The controller process can now execute on more than one node in the Deephaven cluster. At startup, each controller process campaigns to be the leader. The controller that is elected leader manages all of the persistent queries, and the other controllers continue their campaign for leader. If the primary controller terminates, then one of the other controllers takes over as leader. Core+ queries automatically register with the new controller without disruption. Legacy queries are terminated by the new controller and restarted according to their schedule.
Query Server Selection
In Jackson (1.20221001), Deephaven introduced automated query server selection. When creating a console or Persistent Query in Grizzly, the default server is now “Auto_Query” or “Auto_Merge” (as appropriate for the query type). With the default server selection algorithm, when a console or query is started, it is assigned to the host with the most free memory. This removes the burden from the user and administrators for balancing resources across the query cluster. For some types of queries that store data persistently on a single host (e.g. an in-worker ingestion query) consider using static assignment instead.
DIS/TDCP Responsive to Routing Changes
When the data routing configuration is changed, either by using dhconfig routing to import a new file or dhconfig dis to add a new data import server with claims, the DIS and TDCP processes now reload the routing configuration. This permits you to add a new Data Import Server without restarting other system components.
dhconfig acls
and dhconfig pq
The iris_db_user_mod
and controller_tool
programs have been integrated into the dhconfig command with data types of acls
and pq
. The old tools are still present in Grizzly, but will be removed in the next release.
The command line syntax, help, and argument handling are much improved in dhconfig. For example, you can use quoted command line arguments to get the status for a query with spaces in the name or add an ACL with characters like “*” without shell expansion. Unlike the old tools, dhconfig does not automatically invoke sudo - so non-privileged users can run the tool. This opens up a variety of use cases:
- dhconfig pq can be used to get a query’s status (either as a table or formatted as JSON)

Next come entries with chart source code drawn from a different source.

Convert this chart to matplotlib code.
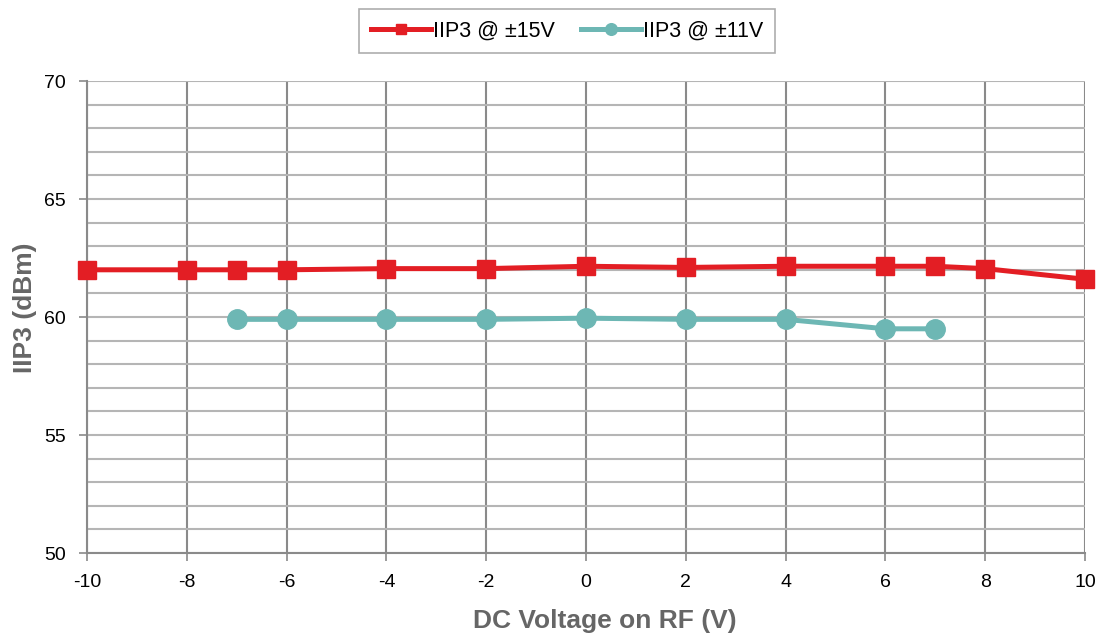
import matplotlib.pyplot as plt
import numpy as np
from matplotlib.ticker import MultipleLocator

plt.rcParams['font.family'] = ['Liberation Sans', 'DejaVu Sans']
plt.rcParams['axes.unicode_minus'] = False

x15 = [-10, -8, -7, -6, -4, -2, 0, 2, 4, 6, 7, 8, 10]
iip3_15 = [62.0, 62.0, 62.0, 62.0, 62.05, 62.05, 62.15, 62.1, 62.15, 62.15, 62.15, 62.05, 61.6]
x11 = [-7, -6, -4, -2, 0, 2, 4, 6, 7]
iip3_11 = [59.9, 59.9, 59.9, 59.9, 59.95, 59.9, 59.9, 59.5, 59.5]

W, H = 1109, 635
fig = plt.figure(figsize=(W / 100, H / 100), dpi=100)
ax = fig.add_axes([87 / W, 1 - 553 / H, (1085 - 87) / W, (553 - 81) / H])

red = '#e31e24'
teal = '#6db7b4'

ax.plot(x15, iip3_15, color=red, lw=3.6, marker='s', ms=13, label='IIP3 @ \u00b115V',
        zorder=3, clip_on=False)
ax.plot(x11, iip3_11, color=teal, lw=3.6, marker='o', ms=14, label='IIP3 @ \u00b111V',
        zorder=3, clip_on=False)

ax.set_xlim(-10, 10)
ax.set_ylim(50, 70)
ax.xaxis.set_major_locator(MultipleLocator(2))
ax.yaxis.set_major_locator(MultipleLocator(5))
ax.yaxis.set_minor_locator(MultipleLocator(1))
ax.grid(which='major', axis='x', color='#8a8a8a', lw=1.5)
ax.grid(which='both', axis='y', color='#b5b5b5', lw=1.5)
ax.set_axisbelow(True)

for s in ['top', 'right']:
    ax.spines[s].set_visible(False)
for s in ['left', 'bottom']:
    ax.spines[s].set_color('#8a8a8a')
    ax.spines[s].set_linewidth(1.5)

ax.tick_params(axis='both', which='major', labelsize=14, length=6, color='#8a8a8a', width=1.2, pad=9)
ax.tick_params(axis='y', which='minor', length=0)

ax.set_xlabel('DC Voltage on RF (V)', fontsize=19, fontweight='bold', color='#666666', labelpad=13)
ax.set_ylabel('IIP3 (dBm)', fontsize=19, fontweight='bold', color='#666666', labelpad=5)
ax.xaxis.label.set_x(0.519)
ax.yaxis.label.set_y(0.519)

leg = ax.legend(loc='lower center', bbox_to_anchor=(0.481, 1.036), ncol=2, fontsize=15.5,
                frameon=True, fancybox=False, edgecolor='#999999', markerscale=0.6,
                handlelength=2.8, handletextpad=0.1, columnspacing=1.2, borderpad=0.55)
leg.get_frame().set_linewidth(1.2)

fig.savefig('out.png', dpi=100)
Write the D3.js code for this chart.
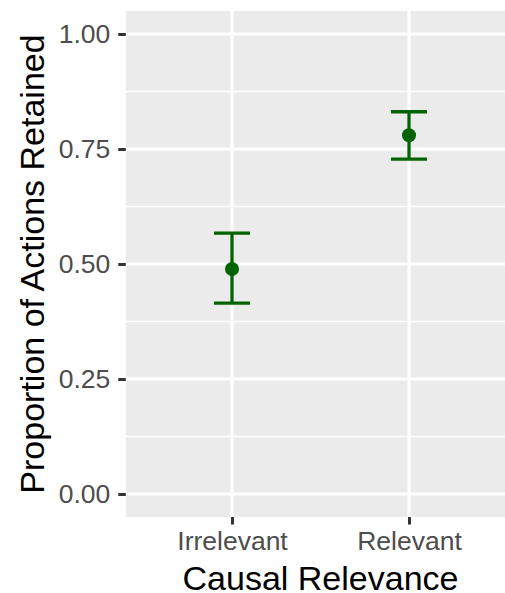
<!DOCTYPE html>
<html>
<head>
<meta charset="utf-8">
<script src="https://cdn.jsdelivr.net/npm/d3@7"></script>
<style>
  html, body { margin: 0; padding: 0; background: #fff; }
  svg { display: block; }
</style>
</head>
<body>
<svg id="chart" width="505" height="593"></svg>
<script>
// Proportion of actions retained by causal relevance (mean with error bars)
const categories = ["Irrelevant", "Relevant"];
const means = [0.489, 0.780];
const lowers = [0.415, 0.728];
const uppers = [0.567, 0.831];
const yTicks = [0, 0.25, 0.5, 0.75, 1.0];
const yMinor = [0.125, 0.375, 0.625, 0.875];

const svg = d3.select("#chart");
const font = "'Liberation Sans', Arial, sans-serif";

const panel = { left: 125.8, right: 515.2, top: 11, bottom: 517 };

// discrete x positions with 0.6-unit padding on each side
const x = d3.scaleLinear()
  .domain([-0.6, categories.length - 1 + 0.6])
  .range([panel.left, panel.right]);
const y = d3.scaleLinear()
  .domain([-0.05, 1.05])
  .range([panel.bottom, panel.top]);

// panel background
svg.append("rect")
  .attr("x", panel.left).attr("y", panel.top)
  .attr("width", panel.right - panel.left)
  .attr("height", panel.bottom - panel.top)
  .attr("fill", "#EBEBEB");

const grid = svg.append("g");
grid.selectAll("line.minor").data(yMinor).join("line")
  .attr("x1", panel.left).attr("x2", panel.right)
  .attr("y1", d => y(d)).attr("y2", d => y(d))
  .attr("stroke", "#fff").attr("stroke-width", 1.6);
grid.selectAll("line.majorY").data(yTicks).join("line")
  .attr("x1", panel.left).attr("x2", panel.right)
  .attr("y1", d => y(d)).attr("y2", d => y(d))
  .attr("stroke", "#fff").attr("stroke-width", 3.2);
grid.selectAll("line.majorX").data(categories).join("line")
  .attr("x1", (d, i) => x(i)).attr("x2", (d, i) => x(i))
  .attr("y1", panel.top).attr("y2", panel.bottom)
  .attr("stroke", "#fff").attr("stroke-width", 3.2);

// y axis
const yAxis = d3.axisLeft(y)
  .tickValues(yTicks)
  .tickFormat(d3.format(".2f"))
  .tickSize(7.5)
  .tickPadding(8);
const gy = svg.append("g")
  .attr("transform", `translate(${panel.left},0)`)
  .call(yAxis);
gy.select(".domain").remove();
gy.selectAll(".tick line").attr("stroke", "#333").attr("stroke-width", 3);
gy.selectAll(".tick text")
  .attr("fill", "#4D4D4D")
  .style("font-family", font)
  .style("font-size", "26.5px");

// x axis
const xAxis = d3.axisBottom(x)
  .tickValues(categories.map((d, i) => i))
  .tickFormat(i => categories[i])
  .tickSize(7.5)
  .tickPadding(7);
const gx = svg.append("g")
  .attr("transform", `translate(0,${panel.bottom})`)
  .call(xAxis);
gx.select(".domain").remove();
gx.selectAll(".tick line").attr("stroke", "#333").attr("stroke-width", 3);
gx.selectAll(".tick text")
  .attr("fill", "#4D4D4D")
  .style("font-family", font)
  .style("font-size", "26.5px");

// axis titles
svg.append("text")
  .attr("x", (panel.left + panel.right) / 2)
  .attr("y", 589.5)
  .attr("text-anchor", "middle")
  .attr("fill", "#000")
  .style("font-family", font)
  .style("font-size", "34px")
  .text("Causal Relevance");

svg.append("text")
  .attr("transform", `translate(44,${(panel.top + panel.bottom) / 2}) rotate(-90)`)
  .attr("text-anchor", "middle")
  .attr("fill", "#000")
  .style("font-family", font)
  .style("font-size", "34px")
  .text("Proportion of Actions Retained");

// error bars and points
const green = "#006400";
const capHalf = 18;
const marks = svg.append("g");
categories.forEach((c, i) => {
  const g = marks.append("g");
  g.append("line")
    .attr("x1", x(i)).attr("x2", x(i))
    .attr("y1", y(lowers[i])).attr("y2", y(uppers[i]))
    .attr("stroke", green).attr("stroke-width", 3.3);
  [lowers[i], uppers[i]].forEach(v => {
    g.append("line")
      .attr("x1", x(i) - capHalf).attr("x2", x(i) + capHalf)
      .attr("y1", y(v)).attr("y2", y(v))
      .attr("stroke", green).attr("stroke-width", 3.3);
  });
  g.append("circle")
    .attr("cx", x(i)).attr("cy", y(means[i]))
    .attr("r", 7)
    .attr("fill", green);
});
</script>
</body>
</html>
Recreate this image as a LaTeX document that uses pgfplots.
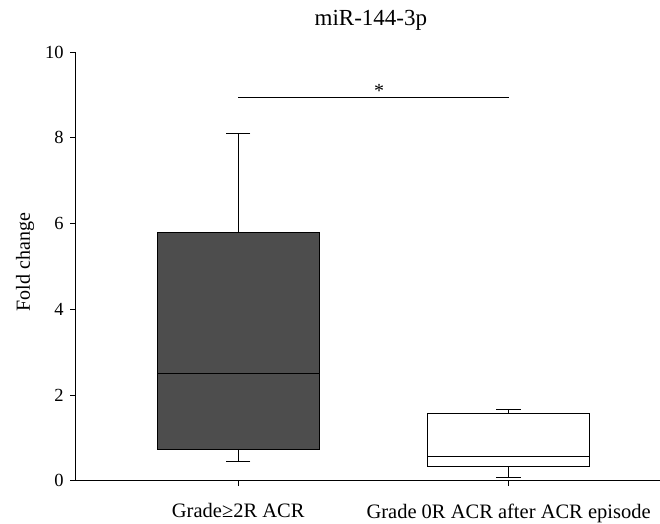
\documentclass[border=0pt]{standalone}
\usepackage{fontspec}
\setmainfont{Liberation Serif}
\usepackage{pgfplots}
\pgfplotsset{compat=1.18}
\usepgfplotslibrary{statistics}
\definecolor{boxdark}{HTML}{4D4D4D}
\begin{document}
\begin{tikzpicture}
\begin{axis}[
  scale only axis, width=584.3pt, height=428.7pt,
  xmin=0.399, xmax=2.56, ymin=0, ymax=10,
  boxplot/draw direction=y,
  axis x line*=bottom, axis y line*=left,
  xtick={1,2}, xticklabels={Grade≥2R ACR, Grade 0R ACR after ACR episode},
  ytick={0,2,...,10},
  tick align=outside, major tick length=5.5pt,
  tick style={black, line width=0.9pt},
  axis line style={black, line width=0.9pt},
  /pgf/number format/assume math mode=true,
  yticklabel style={font=\fontsize{18.5}{21}\selectfont, xshift=-3pt},
  xticklabel style={font=\fontsize{20.5}{24}\selectfont, yshift=-14pt},
  ylabel={Fold change},
  ylabel style={font=\fontsize{20}{24}\selectfont, at={(axis description cs:-0.0868,0.51)}, anchor=center},
  title={miR-144-3p},
  title style={font=\fontsize{23}{27}\selectfont, at={(axis description cs:0.5,1)}, anchor=base, yshift=21pt, xshift=3pt},
  clip=false,
]
\addplot[boxplot prepared={draw position=1, lower whisker=0.44, lower quartile=0.74, median=2.51, upper quartile=5.78, upper whisker=8.09, box extend=0.6, whisker extend=0.09}, draw=black, fill=boxdark, line width=0.9pt] coordinates {};
\addplot[boxplot prepared={draw position=2, lower whisker=0.07, lower quartile=0.33, median=0.56, upper quartile=1.57, upper whisker=1.67, box extend=0.6, whisker extend=0.09}, draw=black, fill=white, line width=0.9pt] coordinates {};
\addplot[black, line width=0.9pt] coordinates {(1,8.93) (2,8.93)};
\node[font=\fontsize{20}{24}\selectfont, anchor=base] at (axis cs:1.521,8.95) {*};
\end{axis}
\pgfresetboundingbox
\path[use as bounding box] (-75.7pt,-42.3pt) rectangle (584.3pt,480.7pt);
\end{tikzpicture}
\end{document}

- dhconfig pq can export or import a query on behalf of a user
- dhconfig acl allows a user to add their own public keys to the authentication server
Core+ Input Tables
Core+ workers now support persistent input tables. You can create and edit these tables programmatically using the Core+ WritableDatabase object. When loaded into the Deephaven Web UI, users can add, edit, and delete rows.
The format of Core+ input tables is different from Legacy's, with the key column definitions and other attributes stored inside the table schema. A conversion tool can convert Existing Legacy input tables to Core+.
DerivedTableWriter
Core+ workers now include the DerivedTableWriter, which allows you to ingest add-only or blink Deephaven tables persistently to a DataImportServer. A data developer can ensure exactly once delivery by using a sequence number stored in the checkpoint record or with custom logic. This enables several use cases:
- Translating a data feed from a raw format like FIX into a parsed columnar format.
- Downsampling a data feed and storing the result persistently.
- Persisting in-memory tables generated by custom logic to disk.
Core+ Replay Queries
Replay Script Persistent Queries now support Core+ workers, enabling you to test a query using historical data.
Kubernetes Configuration
The Deephaven helm chart has migrated configuration off of NFS in /etc/sysconfig to first-class Kubernetes objects. Plugins are now included as part of the image-building process rather than requiring the installation to reference code outside of the immutable containers. Only the “/db/Users” and “/db/Systems” persistent volumes for historical data are now required.
When starting a worker from a Persistent Query or Code Studio, you can choose to allocate additional memory to account for non-heap usage. For example, when executing a Python worker, Python objects are not part of the Java heap, but are instead allocated and garbage collected by the Python interpreter's memory management subsystem. Although the bare metal query server can also take advantage of this to more properly account for memory usage, it is especially important on Kubernetes. Deephaven must assign a memory request and a limit to each worker pod; if the pod exceeds the memory limit then the pod is terminated by the OS kernel.
When starting a worker, the Kubernetes node must allocate resources, download the worker image, and finally initialize the container. To make the worker’s startup state more transparent, Deephaven now provides additional feedback from the Kubernetes engine in the “StatusDetails” column of the persistent query monitor and for the Core+ Python client. In a future release, Code Studios will include similar feedback.